-- START Material provided --

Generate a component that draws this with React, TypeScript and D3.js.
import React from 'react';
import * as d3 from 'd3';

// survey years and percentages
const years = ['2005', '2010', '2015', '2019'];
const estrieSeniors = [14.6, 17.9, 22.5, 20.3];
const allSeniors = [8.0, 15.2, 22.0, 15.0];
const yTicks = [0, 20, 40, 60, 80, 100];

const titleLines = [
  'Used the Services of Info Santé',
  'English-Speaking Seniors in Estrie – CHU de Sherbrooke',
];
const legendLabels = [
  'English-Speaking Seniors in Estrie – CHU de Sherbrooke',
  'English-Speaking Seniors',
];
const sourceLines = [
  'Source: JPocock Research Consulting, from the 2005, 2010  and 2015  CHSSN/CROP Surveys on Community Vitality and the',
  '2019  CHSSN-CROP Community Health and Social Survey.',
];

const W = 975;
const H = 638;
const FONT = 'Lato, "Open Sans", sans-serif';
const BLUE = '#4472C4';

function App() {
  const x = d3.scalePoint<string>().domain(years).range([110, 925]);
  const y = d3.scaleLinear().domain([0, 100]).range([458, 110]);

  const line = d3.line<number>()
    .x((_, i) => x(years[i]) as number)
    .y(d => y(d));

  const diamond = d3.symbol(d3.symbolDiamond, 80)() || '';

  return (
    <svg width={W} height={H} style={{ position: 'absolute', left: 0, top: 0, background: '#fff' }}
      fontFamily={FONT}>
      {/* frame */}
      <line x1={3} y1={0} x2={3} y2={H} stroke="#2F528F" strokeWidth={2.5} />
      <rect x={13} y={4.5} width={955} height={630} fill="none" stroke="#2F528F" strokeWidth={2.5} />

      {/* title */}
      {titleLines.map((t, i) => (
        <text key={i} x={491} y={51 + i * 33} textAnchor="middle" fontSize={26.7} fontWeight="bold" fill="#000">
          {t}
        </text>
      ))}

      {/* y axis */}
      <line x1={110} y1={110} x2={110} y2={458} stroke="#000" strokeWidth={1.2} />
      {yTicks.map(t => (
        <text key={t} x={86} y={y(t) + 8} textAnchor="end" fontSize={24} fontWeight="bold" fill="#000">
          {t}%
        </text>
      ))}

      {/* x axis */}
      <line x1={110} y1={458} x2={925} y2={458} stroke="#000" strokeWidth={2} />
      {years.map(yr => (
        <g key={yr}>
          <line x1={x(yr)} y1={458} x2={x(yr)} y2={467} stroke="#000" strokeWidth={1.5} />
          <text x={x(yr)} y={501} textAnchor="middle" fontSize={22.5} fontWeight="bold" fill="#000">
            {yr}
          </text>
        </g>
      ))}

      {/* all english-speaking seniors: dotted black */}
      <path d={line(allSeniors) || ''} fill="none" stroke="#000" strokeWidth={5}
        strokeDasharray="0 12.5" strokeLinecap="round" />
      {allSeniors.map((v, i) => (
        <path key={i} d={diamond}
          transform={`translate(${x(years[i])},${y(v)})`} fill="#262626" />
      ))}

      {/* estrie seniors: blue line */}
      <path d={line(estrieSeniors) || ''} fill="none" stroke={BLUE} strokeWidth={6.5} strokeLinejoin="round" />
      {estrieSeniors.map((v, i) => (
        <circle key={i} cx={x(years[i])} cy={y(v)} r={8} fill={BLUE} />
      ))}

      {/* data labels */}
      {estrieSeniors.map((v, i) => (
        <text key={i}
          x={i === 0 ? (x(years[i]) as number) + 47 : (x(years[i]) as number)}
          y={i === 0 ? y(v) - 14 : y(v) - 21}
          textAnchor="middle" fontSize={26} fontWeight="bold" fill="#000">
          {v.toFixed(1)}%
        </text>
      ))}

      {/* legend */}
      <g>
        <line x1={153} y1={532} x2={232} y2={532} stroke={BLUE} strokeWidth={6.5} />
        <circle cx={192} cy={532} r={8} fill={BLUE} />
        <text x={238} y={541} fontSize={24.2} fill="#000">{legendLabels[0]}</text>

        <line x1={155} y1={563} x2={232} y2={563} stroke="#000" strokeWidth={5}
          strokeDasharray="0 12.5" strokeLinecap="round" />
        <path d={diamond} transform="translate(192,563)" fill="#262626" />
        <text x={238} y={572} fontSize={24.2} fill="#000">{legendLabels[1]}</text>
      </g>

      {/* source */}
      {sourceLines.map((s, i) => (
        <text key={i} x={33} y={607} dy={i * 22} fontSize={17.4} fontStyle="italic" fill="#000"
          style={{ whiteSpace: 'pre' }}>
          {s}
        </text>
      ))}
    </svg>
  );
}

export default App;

-- END Material provided --
-- START Material provided --

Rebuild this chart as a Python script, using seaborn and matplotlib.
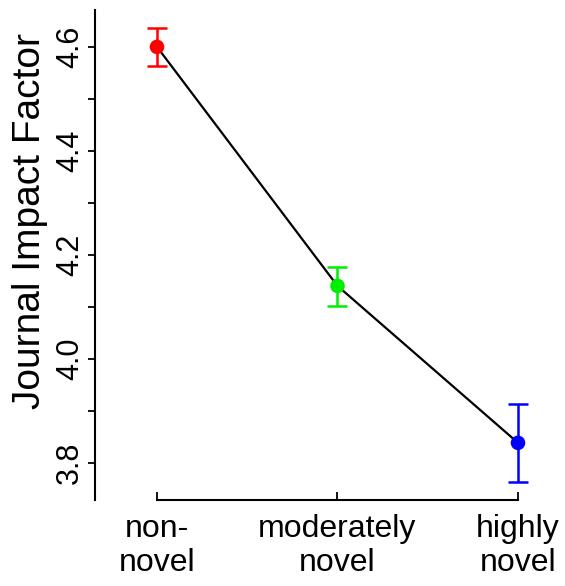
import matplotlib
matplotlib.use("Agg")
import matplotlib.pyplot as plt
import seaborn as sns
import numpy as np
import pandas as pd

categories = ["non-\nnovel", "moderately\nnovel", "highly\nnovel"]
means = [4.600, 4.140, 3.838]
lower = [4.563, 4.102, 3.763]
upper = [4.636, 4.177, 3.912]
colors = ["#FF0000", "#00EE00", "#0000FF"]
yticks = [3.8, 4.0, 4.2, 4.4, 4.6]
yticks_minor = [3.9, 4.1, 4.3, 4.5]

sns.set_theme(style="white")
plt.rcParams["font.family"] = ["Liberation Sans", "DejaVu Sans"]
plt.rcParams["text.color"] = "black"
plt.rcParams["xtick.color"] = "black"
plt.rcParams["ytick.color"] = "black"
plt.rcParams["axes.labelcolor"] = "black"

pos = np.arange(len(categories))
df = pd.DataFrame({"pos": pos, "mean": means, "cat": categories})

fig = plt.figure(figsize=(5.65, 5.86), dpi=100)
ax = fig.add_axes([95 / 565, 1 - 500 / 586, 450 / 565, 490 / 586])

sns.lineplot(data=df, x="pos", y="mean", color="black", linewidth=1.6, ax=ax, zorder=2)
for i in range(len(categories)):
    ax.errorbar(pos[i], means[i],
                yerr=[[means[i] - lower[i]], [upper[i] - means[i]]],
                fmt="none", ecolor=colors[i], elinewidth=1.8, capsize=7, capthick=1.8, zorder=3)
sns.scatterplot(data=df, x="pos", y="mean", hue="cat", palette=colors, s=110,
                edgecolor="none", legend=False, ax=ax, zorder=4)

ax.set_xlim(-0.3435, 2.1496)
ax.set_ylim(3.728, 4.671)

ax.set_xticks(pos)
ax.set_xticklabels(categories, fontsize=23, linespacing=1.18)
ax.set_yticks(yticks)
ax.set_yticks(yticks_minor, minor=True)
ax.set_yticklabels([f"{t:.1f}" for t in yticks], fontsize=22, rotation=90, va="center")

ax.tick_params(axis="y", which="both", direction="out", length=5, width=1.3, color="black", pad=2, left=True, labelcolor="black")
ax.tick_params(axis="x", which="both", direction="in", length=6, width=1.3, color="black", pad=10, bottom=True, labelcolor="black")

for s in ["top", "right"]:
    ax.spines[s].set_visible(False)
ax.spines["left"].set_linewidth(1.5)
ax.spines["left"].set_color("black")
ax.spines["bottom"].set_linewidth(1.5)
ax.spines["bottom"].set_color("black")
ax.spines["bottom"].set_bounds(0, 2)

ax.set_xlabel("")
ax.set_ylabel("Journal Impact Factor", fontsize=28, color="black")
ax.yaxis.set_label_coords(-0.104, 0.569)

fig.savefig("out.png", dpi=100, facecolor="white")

-- END Material provided --
-- START Material provided --

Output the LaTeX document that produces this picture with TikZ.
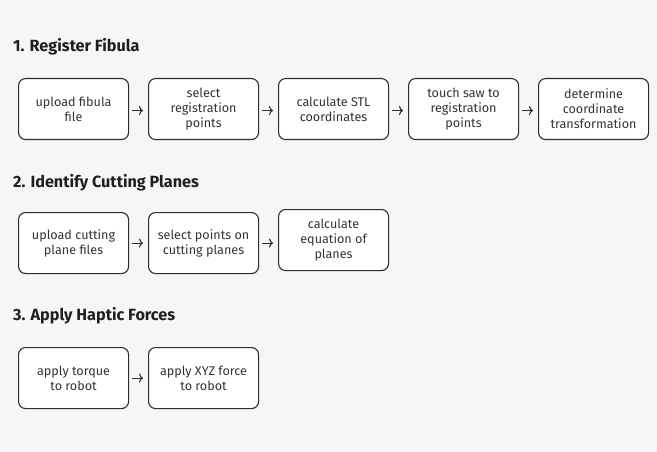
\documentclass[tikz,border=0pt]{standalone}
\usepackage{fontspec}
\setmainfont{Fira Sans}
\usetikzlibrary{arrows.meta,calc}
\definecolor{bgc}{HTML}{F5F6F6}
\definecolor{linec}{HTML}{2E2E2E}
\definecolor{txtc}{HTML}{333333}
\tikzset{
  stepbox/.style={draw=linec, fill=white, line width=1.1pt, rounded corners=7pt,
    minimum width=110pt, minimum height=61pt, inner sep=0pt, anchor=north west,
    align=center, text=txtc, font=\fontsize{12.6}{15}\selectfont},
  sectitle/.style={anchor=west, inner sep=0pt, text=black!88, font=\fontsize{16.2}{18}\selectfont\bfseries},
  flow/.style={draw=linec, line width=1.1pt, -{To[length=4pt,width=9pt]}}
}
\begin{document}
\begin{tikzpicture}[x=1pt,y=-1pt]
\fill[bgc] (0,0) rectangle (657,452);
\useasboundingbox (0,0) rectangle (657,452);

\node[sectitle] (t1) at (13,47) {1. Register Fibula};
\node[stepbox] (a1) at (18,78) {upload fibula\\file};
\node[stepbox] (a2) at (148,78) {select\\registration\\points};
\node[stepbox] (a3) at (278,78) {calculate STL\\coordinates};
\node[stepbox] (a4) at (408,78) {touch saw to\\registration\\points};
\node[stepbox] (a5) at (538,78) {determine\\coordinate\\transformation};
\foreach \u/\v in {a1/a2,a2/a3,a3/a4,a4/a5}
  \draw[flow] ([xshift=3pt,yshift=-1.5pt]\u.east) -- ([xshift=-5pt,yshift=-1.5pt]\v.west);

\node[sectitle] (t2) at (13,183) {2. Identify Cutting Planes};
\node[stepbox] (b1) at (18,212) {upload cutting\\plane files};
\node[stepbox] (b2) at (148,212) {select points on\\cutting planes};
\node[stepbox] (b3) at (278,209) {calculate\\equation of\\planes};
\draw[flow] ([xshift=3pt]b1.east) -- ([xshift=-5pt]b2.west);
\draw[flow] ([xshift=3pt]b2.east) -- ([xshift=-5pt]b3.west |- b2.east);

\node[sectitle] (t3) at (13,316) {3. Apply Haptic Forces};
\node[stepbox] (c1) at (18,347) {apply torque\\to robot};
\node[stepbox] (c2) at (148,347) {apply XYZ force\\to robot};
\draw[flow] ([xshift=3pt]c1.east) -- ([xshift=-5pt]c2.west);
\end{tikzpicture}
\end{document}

-- END Material provided --

What you need to do: The first line to be transcribed is the one containing "Generate a component", and the last is the one containing "const yTicks = [0, 20, 40, 60, 80, 100];". Transcribe exactly those lines and nothing else.

Task result:
Generate a component that draws this with React, TypeScript and D3.js.
import React from 'react';
import * as d3 from 'd3';

// survey years and percentages
const years = ['2005', '2010', '2015', '2019'];
const estrieSeniors = [14.6, 17.9, 22.5, 20.3];
const allSeniors = [8.0, 15.2, 22.0, 15.0];
const yTicks = [0, 20, 40, 60, 80, 100];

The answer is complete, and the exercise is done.